- **Exercise directions**: From the data that follows, copy every line holding the string "chart".

— start of Source data —

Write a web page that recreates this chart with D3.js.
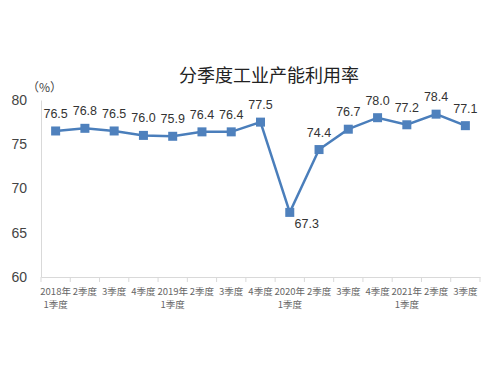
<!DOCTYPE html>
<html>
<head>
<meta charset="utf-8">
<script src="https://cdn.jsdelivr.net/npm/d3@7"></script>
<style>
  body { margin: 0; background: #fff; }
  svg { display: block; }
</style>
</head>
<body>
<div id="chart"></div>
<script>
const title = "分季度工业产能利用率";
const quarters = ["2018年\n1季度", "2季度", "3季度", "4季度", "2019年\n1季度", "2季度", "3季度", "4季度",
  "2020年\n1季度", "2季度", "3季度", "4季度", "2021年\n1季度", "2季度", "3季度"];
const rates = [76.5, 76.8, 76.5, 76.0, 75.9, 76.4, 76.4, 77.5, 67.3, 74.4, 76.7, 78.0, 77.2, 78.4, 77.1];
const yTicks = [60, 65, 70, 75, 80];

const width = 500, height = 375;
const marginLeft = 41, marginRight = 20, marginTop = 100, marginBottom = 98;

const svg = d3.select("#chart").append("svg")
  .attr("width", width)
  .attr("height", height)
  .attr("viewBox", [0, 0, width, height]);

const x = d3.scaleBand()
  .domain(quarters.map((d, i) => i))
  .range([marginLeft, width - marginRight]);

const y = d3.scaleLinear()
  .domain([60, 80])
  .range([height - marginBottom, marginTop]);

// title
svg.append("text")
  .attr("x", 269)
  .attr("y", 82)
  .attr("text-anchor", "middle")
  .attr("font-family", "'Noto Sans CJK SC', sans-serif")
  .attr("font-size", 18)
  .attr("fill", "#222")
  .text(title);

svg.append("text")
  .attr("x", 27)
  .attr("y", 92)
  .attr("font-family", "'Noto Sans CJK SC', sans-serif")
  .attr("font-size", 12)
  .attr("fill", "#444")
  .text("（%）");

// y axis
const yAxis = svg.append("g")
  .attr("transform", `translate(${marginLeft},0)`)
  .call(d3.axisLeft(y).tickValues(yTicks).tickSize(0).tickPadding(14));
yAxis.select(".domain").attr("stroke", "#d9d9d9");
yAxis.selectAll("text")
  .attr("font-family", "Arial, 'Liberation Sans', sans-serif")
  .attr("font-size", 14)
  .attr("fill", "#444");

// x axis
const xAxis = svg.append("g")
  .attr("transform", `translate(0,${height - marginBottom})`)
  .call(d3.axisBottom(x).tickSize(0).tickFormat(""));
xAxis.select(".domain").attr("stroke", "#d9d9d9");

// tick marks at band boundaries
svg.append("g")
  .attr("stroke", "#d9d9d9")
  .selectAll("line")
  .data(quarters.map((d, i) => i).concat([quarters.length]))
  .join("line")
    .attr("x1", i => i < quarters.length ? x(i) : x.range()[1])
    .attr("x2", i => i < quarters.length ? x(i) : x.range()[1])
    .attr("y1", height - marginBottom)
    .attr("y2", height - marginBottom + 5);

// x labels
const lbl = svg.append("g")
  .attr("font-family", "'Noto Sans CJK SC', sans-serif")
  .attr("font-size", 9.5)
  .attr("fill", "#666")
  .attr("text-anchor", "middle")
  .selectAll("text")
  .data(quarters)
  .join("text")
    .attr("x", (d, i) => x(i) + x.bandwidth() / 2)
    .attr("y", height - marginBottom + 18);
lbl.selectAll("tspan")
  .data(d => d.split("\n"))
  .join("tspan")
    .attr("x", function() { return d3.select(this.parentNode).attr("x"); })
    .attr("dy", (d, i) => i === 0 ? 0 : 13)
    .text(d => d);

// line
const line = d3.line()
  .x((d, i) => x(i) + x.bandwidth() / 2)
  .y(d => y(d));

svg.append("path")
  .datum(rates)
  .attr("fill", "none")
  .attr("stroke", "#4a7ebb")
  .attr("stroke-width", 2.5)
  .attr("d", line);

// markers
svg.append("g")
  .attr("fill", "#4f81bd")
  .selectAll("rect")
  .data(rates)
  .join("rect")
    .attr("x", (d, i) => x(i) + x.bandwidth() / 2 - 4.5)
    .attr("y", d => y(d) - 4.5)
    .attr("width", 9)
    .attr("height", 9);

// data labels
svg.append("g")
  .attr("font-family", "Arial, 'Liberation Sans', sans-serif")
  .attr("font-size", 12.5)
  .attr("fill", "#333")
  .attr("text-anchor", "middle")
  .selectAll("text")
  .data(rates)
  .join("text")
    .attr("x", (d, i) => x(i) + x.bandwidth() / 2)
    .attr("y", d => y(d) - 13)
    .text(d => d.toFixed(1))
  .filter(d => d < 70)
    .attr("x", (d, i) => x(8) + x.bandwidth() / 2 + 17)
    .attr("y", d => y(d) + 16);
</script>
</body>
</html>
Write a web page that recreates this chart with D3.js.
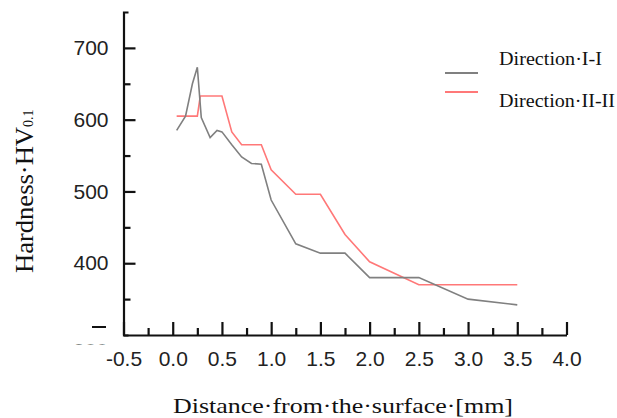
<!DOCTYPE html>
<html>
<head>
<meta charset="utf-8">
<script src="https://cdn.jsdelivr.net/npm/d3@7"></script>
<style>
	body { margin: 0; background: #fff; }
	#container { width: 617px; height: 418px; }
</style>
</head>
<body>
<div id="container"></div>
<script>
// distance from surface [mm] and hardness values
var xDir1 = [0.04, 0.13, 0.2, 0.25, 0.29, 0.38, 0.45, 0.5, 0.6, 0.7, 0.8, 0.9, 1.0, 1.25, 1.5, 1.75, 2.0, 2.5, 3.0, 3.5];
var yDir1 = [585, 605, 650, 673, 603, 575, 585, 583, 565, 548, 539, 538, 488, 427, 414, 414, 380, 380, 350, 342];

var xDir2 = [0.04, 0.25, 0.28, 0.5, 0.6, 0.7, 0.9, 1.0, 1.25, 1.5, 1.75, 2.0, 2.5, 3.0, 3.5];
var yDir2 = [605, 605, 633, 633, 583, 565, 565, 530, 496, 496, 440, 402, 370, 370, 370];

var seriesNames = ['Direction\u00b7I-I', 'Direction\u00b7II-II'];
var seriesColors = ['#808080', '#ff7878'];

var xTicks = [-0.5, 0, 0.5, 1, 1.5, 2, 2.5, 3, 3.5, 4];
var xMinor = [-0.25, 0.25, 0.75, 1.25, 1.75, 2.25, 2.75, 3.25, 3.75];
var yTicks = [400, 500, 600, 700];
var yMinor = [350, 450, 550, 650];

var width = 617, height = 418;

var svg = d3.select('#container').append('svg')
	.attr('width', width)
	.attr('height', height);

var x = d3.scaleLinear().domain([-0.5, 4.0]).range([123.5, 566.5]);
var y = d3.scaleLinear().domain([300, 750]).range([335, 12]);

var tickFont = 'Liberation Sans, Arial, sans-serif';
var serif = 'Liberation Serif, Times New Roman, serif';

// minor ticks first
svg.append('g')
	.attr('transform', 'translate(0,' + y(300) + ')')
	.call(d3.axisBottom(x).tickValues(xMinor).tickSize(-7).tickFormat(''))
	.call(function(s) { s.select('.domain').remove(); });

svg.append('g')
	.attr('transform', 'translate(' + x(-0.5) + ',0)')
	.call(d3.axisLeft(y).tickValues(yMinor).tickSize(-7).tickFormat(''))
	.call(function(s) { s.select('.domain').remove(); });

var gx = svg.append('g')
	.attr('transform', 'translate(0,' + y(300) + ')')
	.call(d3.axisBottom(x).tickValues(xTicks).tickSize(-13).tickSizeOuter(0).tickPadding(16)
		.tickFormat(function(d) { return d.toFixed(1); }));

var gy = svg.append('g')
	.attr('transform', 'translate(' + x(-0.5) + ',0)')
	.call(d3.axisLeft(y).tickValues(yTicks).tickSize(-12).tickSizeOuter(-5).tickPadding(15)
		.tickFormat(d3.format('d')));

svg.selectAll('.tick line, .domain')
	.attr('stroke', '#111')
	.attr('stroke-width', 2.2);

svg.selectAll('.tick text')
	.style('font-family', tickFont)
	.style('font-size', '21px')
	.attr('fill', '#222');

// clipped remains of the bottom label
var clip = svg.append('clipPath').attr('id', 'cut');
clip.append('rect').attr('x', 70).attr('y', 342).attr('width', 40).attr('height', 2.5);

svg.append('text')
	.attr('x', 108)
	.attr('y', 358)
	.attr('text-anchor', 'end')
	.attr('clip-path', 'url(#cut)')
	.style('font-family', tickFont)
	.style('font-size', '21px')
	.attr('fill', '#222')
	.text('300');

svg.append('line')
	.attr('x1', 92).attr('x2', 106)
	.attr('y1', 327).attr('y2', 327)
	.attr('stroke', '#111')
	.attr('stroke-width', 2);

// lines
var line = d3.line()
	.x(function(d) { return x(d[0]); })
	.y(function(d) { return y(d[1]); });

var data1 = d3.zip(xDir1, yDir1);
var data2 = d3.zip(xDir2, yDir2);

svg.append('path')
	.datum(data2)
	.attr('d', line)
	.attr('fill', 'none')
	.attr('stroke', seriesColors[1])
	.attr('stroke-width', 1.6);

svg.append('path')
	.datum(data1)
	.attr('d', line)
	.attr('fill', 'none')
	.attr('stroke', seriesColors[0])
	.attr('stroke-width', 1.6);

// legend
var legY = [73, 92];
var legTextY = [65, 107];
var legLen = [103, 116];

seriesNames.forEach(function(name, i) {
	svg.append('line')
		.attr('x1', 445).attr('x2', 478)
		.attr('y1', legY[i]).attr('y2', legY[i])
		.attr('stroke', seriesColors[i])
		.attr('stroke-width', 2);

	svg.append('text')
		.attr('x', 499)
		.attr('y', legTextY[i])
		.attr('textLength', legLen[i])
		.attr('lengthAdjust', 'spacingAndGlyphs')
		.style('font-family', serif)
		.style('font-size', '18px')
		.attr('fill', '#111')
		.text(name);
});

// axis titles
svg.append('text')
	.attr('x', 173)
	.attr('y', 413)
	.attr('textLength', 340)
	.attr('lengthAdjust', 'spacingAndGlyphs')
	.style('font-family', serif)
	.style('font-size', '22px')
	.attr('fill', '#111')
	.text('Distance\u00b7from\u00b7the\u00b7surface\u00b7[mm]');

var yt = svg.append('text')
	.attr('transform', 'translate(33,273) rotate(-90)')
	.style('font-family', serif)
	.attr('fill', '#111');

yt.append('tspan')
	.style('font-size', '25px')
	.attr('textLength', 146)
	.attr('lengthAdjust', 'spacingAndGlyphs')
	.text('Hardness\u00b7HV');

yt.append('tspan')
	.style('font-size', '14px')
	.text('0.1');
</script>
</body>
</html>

— end of Source data —

- **Task solution**:
Write a web page that recreates this chart with D3.js.
<div id="chart"></div>
const svg = d3.select("#chart").append("svg")
Write a web page that recreates this chart with D3.js.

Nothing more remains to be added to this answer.